TO DO: Pull out each line of the records holding the string "this".

Saved entries
───
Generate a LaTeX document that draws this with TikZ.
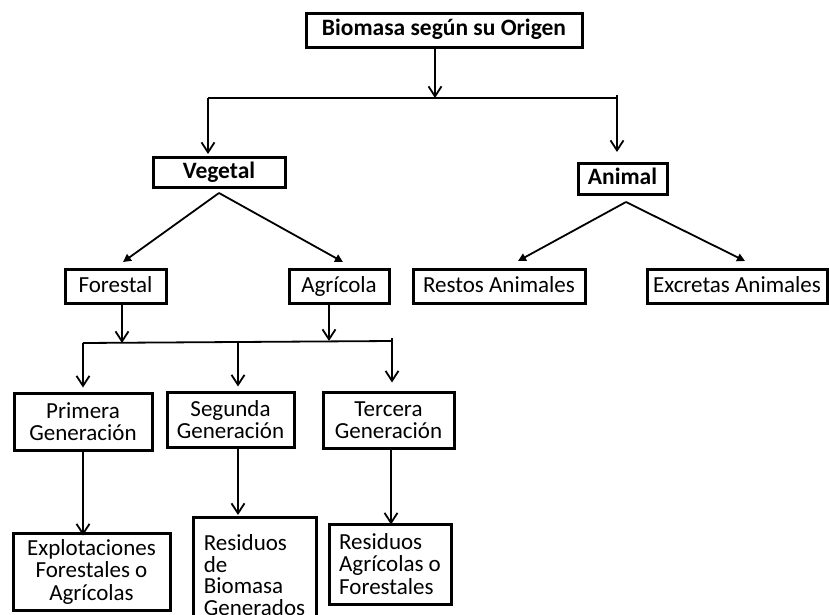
\documentclass[tikz,border=0pt]{standalone}
\usepackage{fontspec}
\setmainfont{Carlito}
\usetikzlibrary{arrows.meta}
\begin{document}
\begin{tikzpicture}[x=1pt,y=-1pt,
  box/.style={draw, line width=3pt, inner sep=0pt, align=center,
    font=\fontsize{23}{22.5}\selectfont},
  single/.style={box, text height=15.5pt, text depth=4.5pt},
  head/.style={single, font=\fontsize{23.5}{24}\selectfont\bfseries},
  leftbox/.style={box, align=left},
  link/.style={line width=1.8pt},
  down/.style={link, -{Straight Barb[length=10pt,width=13pt,line width=1.8pt]}},
  diag/.style={link, -{Triangle[length=8pt,width=8pt]}}]
\fill[white] (0,0) rectangle (829,615);
\useasboundingbox (0,0) rectangle (829,615);

% boxes
\node[head, minimum width=276pt, minimum height=34pt] (top) at (444,30.5) {Biomasa según su Origen};
\node[head, minimum width=132pt, minimum height=30pt] (veg) at (219,172.5) {Vegetal};
\node[head, minimum width=89pt, minimum height=31pt] (ani) at (622.5,179) {Animal};

\node[single, minimum width=101pt, minimum height=34pt] (for) at (115.5,286.5) {Forestal};
\node[single, minimum width=100pt, minimum height=34pt] (agr) at (339,286.5) {Agrícola};
\node[single, minimum width=172pt, minimum height=34pt] (res) at (499,286.5) {Restos Animales};
\node[single, minimum width=180pt, minimum height=34pt] (exc) at (737,286.5) {Excretas Animales};

\node[box, minimum width=138pt, minimum height=57pt] (pri) at (83,421.5) {Primera\\Generación};
\node[box, minimum width=127pt, minimum height=55pt] (seg) at (230.5,419.5) {Segunda\\Generación};
\node[box, minimum width=131pt, minimum height=56pt] (ter) at (388.5,420) {Tercera\\Generación};

\node[box, minimum width=157pt, minimum height=77pt] (exp) at (91.5,571.5) {Explotaciones\\Forestales o\\Agrícolas};
\node[leftbox, minimum width=123pt, minimum height=115pt,
      font=\fontsize{23}{21.5}\selectfont] (rbg) at (254.5,575) {Residuos\\de\\Biomasa\\Generados};
\node[leftbox, minimum width=122pt, minimum height=80pt] (rag) at (390,564) {Residuos\\Agrícolas o\\Forestales};

% junction points
\coordinate (j0) at (435,98);
\coordinate (jl) at (208,98);
\coordinate (jr) at (617,98);
\coordinate (b1) at (83,343);
\coordinate (b2) at (238,342);
\coordinate (b3) at (392,341);

% first level
\draw[down] (top.south -| j0) -- (j0);
\draw[link] (jl) -- (jr) -- ++(0,-3);
\draw[down] (jl) -- ([yshift=2pt]veg.north -| jl);
\draw[down] (jr) -- ([yshift=10pt]ani.north -| jr);

% vegetal and animal branches
\draw[diag] ([yshift=-4pt]veg.south) -- ([xshift=7.5pt,yshift=6pt]for.north);
\draw[diag] ([yshift=-4pt]veg.south) -- ([xshift=4pt,yshift=6pt]agr.north);
\draw[diag] ([xshift=3.5pt,yshift=-6pt]ani.south) -- ([xshift=19pt,yshift=7pt]res.north);
\draw[diag] ([xshift=3.5pt,yshift=-6pt]ani.south) -- ([xshift=8pt,yshift=7pt]exc.north);

% generations bus
\draw[down] ([xshift=6.5pt]for.south) -- ([xshift=6.5pt]for.south |- b1);
\draw[down] ([xshift=-10pt]agr.south) -- ([xshift=-10pt]agr.south |- b3);
\draw[link] (b1) -- (b3) -- ++(0,-3);
\draw[down] (b1) -- ([yshift=4pt]pri.north -| b1);
\draw[down] (b2) -- ([yshift=4pt]seg.north -| b2);
\draw[down] (b3) -- ([yshift=8pt]ter.north -| b3);

% last level
\draw[down] (pri.south -| b1) -- ([yshift=-4pt]exp.north -| b1);
\draw[down] (seg.south -| b2) -- ([yshift=1pt]rbg.north -| b2);
\draw[down] ([xshift=2.5pt]ter.south) -- ([xshift=1pt,yshift=-2pt]rag.north);
\end{tikzpicture}
\end{document}
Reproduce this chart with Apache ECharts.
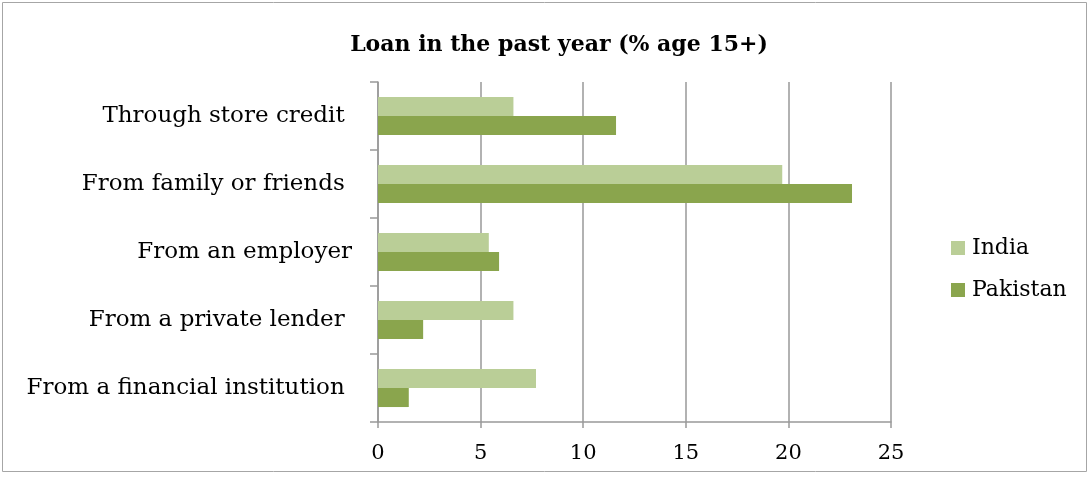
<!DOCTYPE html>
<html>
<head>
<meta charset="utf-8">
<script src="https://cdn.jsdelivr.net/npm/echarts@6/dist/echarts.min.js"></script>
<style>
html,body{margin:0;padding:0;background:#fff;}
#chart{width:1090px;height:478px;}
</style>
</head>
<body>
<div id="chart"></div>
<script>
const categories = ["Through store credit ", "From family or friends ", "From an employer", "From a private lender ", "From a financial institution "];
const seriesNames = ["India", "Pakistan"];
const india = [6.6, 19.7, 5.4, 6.6, 7.7];
const pakistan = [11.6, 23.1, 5.9, 2.2, 1.5];
const xTicks = [0, 5, 10, 15, 20, 25];

const fontFam = "DejaVu Serif";
const chart = echarts.init(document.getElementById('chart'));
chart.setOption({
  animation: false,
  backgroundColor: '#fff',
  title: {
    text: 'Loan in the past year (% age 15+)',
    left: 554, top: 29, textAlign: 'center',
    textStyle: {fontFamily: fontFam, fontWeight: 'bold', fontSize: 22, color: '#000'}
  },
  graphic: [{
    type: 'rect', shape: {x: 2.5, y: 2.5, width: 1084, height: 469},
    style: {fill: 'none', stroke: '#a6a6a6', lineWidth: 1}, silent: true
  }],
  legend: {
    orient: 'vertical', left: 946, top: 232, itemGap: 20,
    itemWidth: 14, itemHeight: 14, icon: 'rect',
    data: seriesNames,
    textStyle: {fontFamily: fontFam, fontSize: 22, color: '#000', padding: [0,0,0,2]}
  },
  grid: {left: 378, top: 82, width: 513, height: 340, containLabel: false},
  xAxis: {
    type: 'value', min: xTicks[0], max: xTicks[xTicks.length-1], interval: 5,
    axisLine: {show: true, lineStyle: {color: '#999', width: 1.5}},
    axisTick: {show: true, length: 6, lineStyle: {color: '#999', width: 1.5}},
    splitLine: {show: true, lineStyle: {color: '#999', width: 1.5}},
    axisLabel: {fontFamily: fontFam, fontSize: 21, color: '#000', margin: 21}
  },
  yAxis: {
    type: 'category', inverse: true, data: categories,
    axisLine: {show: true, lineStyle: {color: '#999', width: 1.5}},
    axisTick: {show: true, length: 8, lineStyle: {color: '#999', width: 1.5}},
    axisLabel: {fontFamily: fontFam, fontSize: 23, color: '#000', margin: 26}
  },
  series: [
    {name: seriesNames[0], type: 'bar', data: india, barGap: '0%', barCategoryGap: '44%',
     itemStyle: {color: '#BACE97'}},
    {name: seriesNames[1], type: 'bar', data: pakistan, barGap: '0%', barCategoryGap: '44%',
     itemStyle: {color: '#8AA54D'}}
  ]
});
</script>
</body>
</html>
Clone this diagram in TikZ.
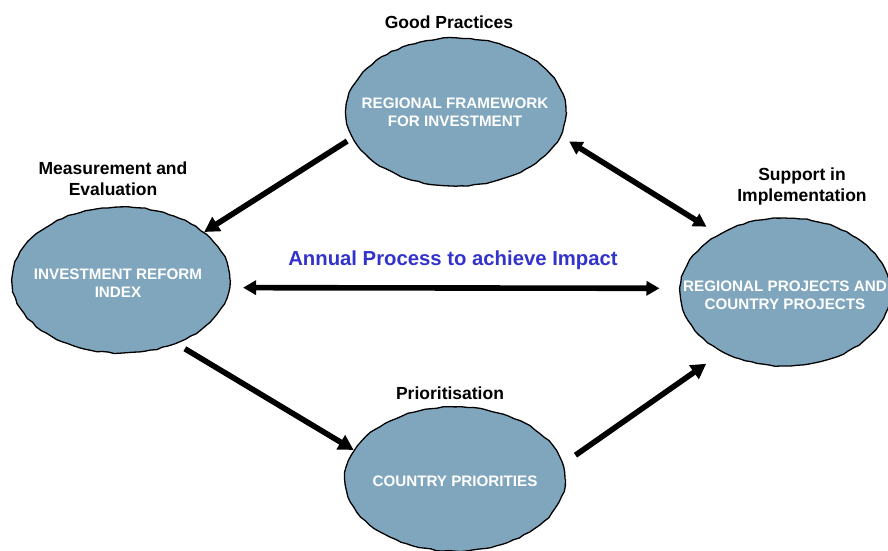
───
SOLVED PROBLEM:
Generate a LaTeX document that draws this with TikZ.
Reproduce this chart with Apache ECharts.
Clone this diagram in TikZ.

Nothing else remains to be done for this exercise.